PostgreSQLin與=any的SQL語法異同與效能優化
標籤
PostgreSQL , in , = any (array()) , hash table , subplan , initplan
背景
資料庫SQL也算一門比較神奇的語言了,比如很多需求可以有不同的SQL來實現:
我之前有輸出過一個IN的測試,這裡面實際上也涉及到多個語法,實現同一個功能點。測試CASE是1億 in 100萬的多種寫法的效能差異。
《HTAP資料庫 PostgreSQL 場景與效能測試之 25 – (OLTP) IN , EXISTS 查詢》
例如下面三個QUERY的語義就是一樣的
select * from tbl where id in (select id from t);
select * from tbl where exists (select 1 from t where t.id=tbl.id);
select * from tbl where id = any (array( select id from t ));
但是不同的SQL,資料庫可能會選擇不一樣的執行計劃,並且執行效率可能千差萬別。
幾個例子
1、建立測試表,模擬1萬 IN 100萬的操作。
postgres=# create table t(id int);
CREATE TABLE
postgres=# insert into t select generate_series(1,100*10000);
INSERT 0 1000000
2、我們看一看不同寫法的執行計劃如何:
postgres=# explain select n = any(array(select id from t)) from generate_series(1,10000) as n;
QUERY PLAN
---------------------------------------------------------------------------------
Function Scan on generate_series n (cost=14425.00..14447.50 rows=1000 width=1)
InitPlan 1 (returns $0)
-> Seq Scan on t (cost=0.00..14425.00 rows=1000000 width=4)
(3 rows)
postgres=# explain select n in (select id from t) from generate_series(1,10000) as n;
QUERY PLAN
---------------------------------------------------------------------------------
Function Scan on generate_series n (cost=16925.00..16937.50 rows=1000 width=1)
SubPlan 1
-> Seq Scan on t (cost=0.00..14425.00 rows=1000000 width=4)
(3 rows)
3、你會發現兩個語法用了不同的執行計劃,一個是InitPlan, 一個是SubPlan.

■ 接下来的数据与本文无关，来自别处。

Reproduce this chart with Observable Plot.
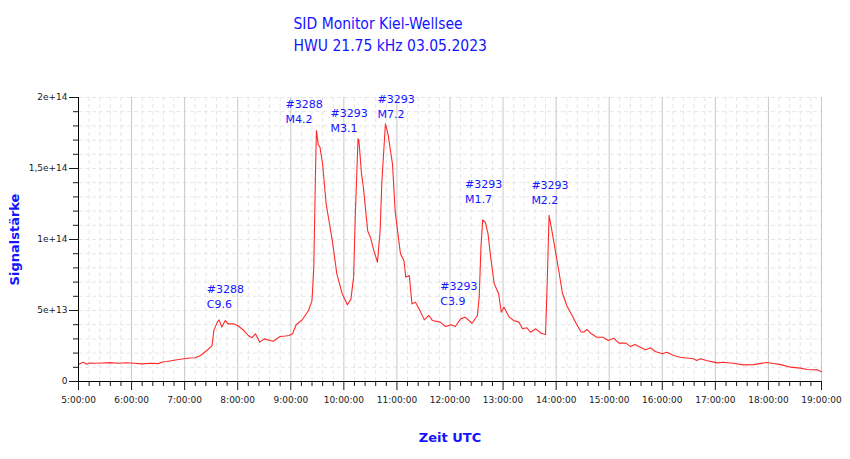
<!DOCTYPE html>
<html><head><meta charset="utf-8">
<script src="https://cdn.jsdelivr.net/npm/d3@7"></script>
<script src="https://cdn.jsdelivr.net/npm/@observablehq/plot@0.6"></script>
<style>body{margin:0;background:#fff}</style>
</head><body><div id="chart"></div>
<script>
// Time of sample (UTC, 03.05.2023) and signal strength (units of 1e12)
const times = ["05:00","05:03","05:06","05:09","05:12","05:18","05:27","05:36","05:45","05:54","06:03","06:12","06:21","06:30","06:36","06:40","06:48","06:59","07:06","07:12","07:18","07:25","07:31","07:33","07:37","07:39","07:42","07:46","07:49","07:55","08:00","08:07","08:12","08:16","08:20","08:25","08:30","08:40","08:48","08:54","08:58","09:02","09:06","09:13","09:20","09:24","09:26","09:28","09:29","09:31","09:33","09:36","09:40","09:47","09:52","09:58","10:04","10:08","10:11","10:13","10:16","10:17","10:20","10:22","10:27","10:30","10:34","10:38","10:41","10:43","10:47","10:50","10:55","10:58","11:04","11:08","11:10","11:14","11:17","11:21","11:26","11:31","11:36","11:40","11:49","11:55","12:01","12:06","12:12","12:17","12:25","12:31","12:33","12:35","12:37","12:40","12:43","12:46","12:50","12:55","12:58","13:01","13:07","13:12","13:18","13:22","13:27","13:31","13:37","13:43","13:48","13:50","13:52","13:55","13:58","14:03","14:07","14:12","14:18","14:23","14:28","14:31","14:35","14:39","14:46","14:53","14:59","15:05","15:11","15:19","15:24","15:29","15:35","15:41","15:47","15:52","16:00","16:05","16:13","16:20","16:35","16:39","16:43","16:50","17:02","17:09","17:20","17:32","17:43","17:58","18:06","18:14","18:25","18:36","18:44","18:55","19:00"];
const values = [12.0,13.0,13.5,12.2,13.0,12.8,13.0,13.3,12.8,13.2,12.9,12.4,12.9,12.6,13.9,14.1,15.0,16.0,16.5,16.7,18.3,21.8,25.3,36,41.8,43.4,38.3,43,40.6,40.6,39.4,35.9,32.4,30.8,33.6,27.7,30,28.4,31.7,32,32.4,33.6,40,43.5,50,57,80,150,176.8,167,165,153,125,99,76,62,54,58,73.5,118,171,170,146,137,106,101.6,92,84,106,141,181.5,174,153,120,90,85,73.5,74.6,54.7,55.8,50,43.4,46.5,43,41.8,38.7,39.9,38.7,44.1,45.3,41,46.5,59.4,94.6,113.9,112,104,87.5,68.8,61.8,48.8,52.3,45.3,43,41.8,37.1,37.8,34.7,37.1,34,33.1,71,117,107,96,78,62.5,53.5,46.5,40.5,35,34.7,36.6,34,31.2,31.2,28.9,30.5,27,27,24.6,26,24.2,22.3,23.7,21.1,19.5,20.6,18.3,17.1,16,14.8,16,14.8,13.1,13.6,12.9,11.7,11.9,13.4,12.7,11.9,10.1,9.4,8.5,8.2,6.8];

// Flare annotations
const annoTimes = ["07:25","08:54","09:45","10:38","11:49","12:17","13:32"];
const annoValues = [69.5,200,193.4,203.5,71.6,143.6,142.9];
const annoLabels = ["#3288\nC9.6","#3288\nM4.2","#3293\nM3.1","#3293\nM7.2","#3293\nC3.9","#3293\nM1.7","#3293\nM2.2"];

// Axis ticks
const yTicks = [0, 5e13, 1e14, 1.5e14, 2e14];
const yTickLabels = ["0","5e+13","1e+14","1,5e+14","2e+14"];
const xStart = "05:00", xEnd = "19:00";

const titleLines = ["SID Monitor Kiel-Wellsee","HWU 21.75 kHz 03.05.2023"];
const xLabel = "Zeit UTC";
const yLabel = "Signalstärke";

const parseT = s => { const [h,m] = s.split(":").map(Number); return new Date(Date.UTC(2023,4,3,h,m)); };
const data = times.map((t,i)=>({t: parseT(t), v: values[i]*1e12}));
const annos = annoTimes.map((t,i)=>({t: parseT(t), v: annoValues[i]*1e12, label: annoLabels[i]}));
const t0 = parseT(xStart), t1 = parseT(xEnd);
const hourTicks = d3.utcHour.range(t0, new Date(+t1+1));
const minorX = d3.utcMinute.every(12).range(t0, new Date(+t1+1)).filter(d => d.getUTCMinutes() !== 0);
const minorY = d3.range(0, 2.01e14, 1e13).filter(v => v % 5e13 !== 0);
const allY = d3.range(1e13, 2.01e14, 1e13);

const blue = "#1414ff";
const chart = Plot.plot({
  width: 850, height: 459,
  marginTop: 97, marginRight: 29, marginBottom: 78, marginLeft: 78,
  style: {fontFamily: "DejaVu Sans", fontSize: "9px", color: "#1a1a1a", background: "#fff"},
  x: {type: "utc", domain: [t0, t1]},
  y: {domain: [0, 2e14]},
  marks: [
    Plot.gridX(minorX, {stroke: "#e6e6e6", strokeOpacity: 1, strokeDasharray: "4,3"}),
    Plot.gridY(allY, {stroke: "#e6e6e6", strokeOpacity: 1, strokeDasharray: "4,3"}),
    Plot.gridX(hourTicks, {stroke: "#c8c8c8", strokeOpacity: 1}),
    Plot.line(data, {x: "t", y: "v", stroke: "#ff2a2a", strokeWidth: 1.1}),
    Plot.axisX(hourTicks, {tickSize: 9, tickPadding: 6, tickFormat: d3.utcFormat("%-H:%M:%S"), label: null}),
    Plot.axisX(minorX, {tickSize: 5, tickFormat: () => "", label: null}),
    Plot.axisY(yTicks, {tickSize: 9, tickPadding: 2, tickFormat: (d,i) => yTickLabels[i], label: null}),
    Plot.axisY(minorY, {tickSize: 5, tickFormat: () => "", label: null}),
    Plot.ruleY([0], {stroke: "#000"}),
    Plot.ruleX([t0], {stroke: "#000"}),
    Plot.text(annos, {x: "t", y: "v", text: "label", textAnchor: "start", lineAnchor: "top", fill: blue, fontSize: 11, lineHeight: 1.36}),
    Plot.text([titleLines.join("\n")], {frameAnchor: "top-left", dx: 215, dy: -84, textAnchor: "start", lineAnchor: "top", fill: blue, fontSize: 15.5, lineHeight: 1.42, fontFamily: "Liberation Sans Narrow, DejaVu Sans Condensed, sans-serif"}),
    Plot.text([xLabel], {frameAnchor: "bottom", dy: 56, lineAnchor: "middle", fill: blue, fontSize: 13, fontWeight: "bold"}),
    Plot.text([yLabel], {frameAnchor: "left", dx: -64, rotate: -90, textAnchor: "middle", lineAnchor: "middle", fill: blue, fontSize: 13, fontWeight: "bold"})
  ]
});
document.getElementById("chart").appendChild(chart);
</script>
</body></html>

對於IN的寫法,work_mem引數會直接影響效能,work_mem的大小決定了subquery是否要裝載到hash table。
postgres=# set work_mem =`1MB`;
SET
postgres=# explain select n in (select id from t) from generate_series(1,10000) as n;
QUERY PLAN
--------------------------------------------------------------------------------
Function Scan on generate_series n (cost=0.00..12916012.50 rows=1000 width=1)
SubPlan 1
-> Materialize (cost=0.00..23332.00 rows=1000000 width=4)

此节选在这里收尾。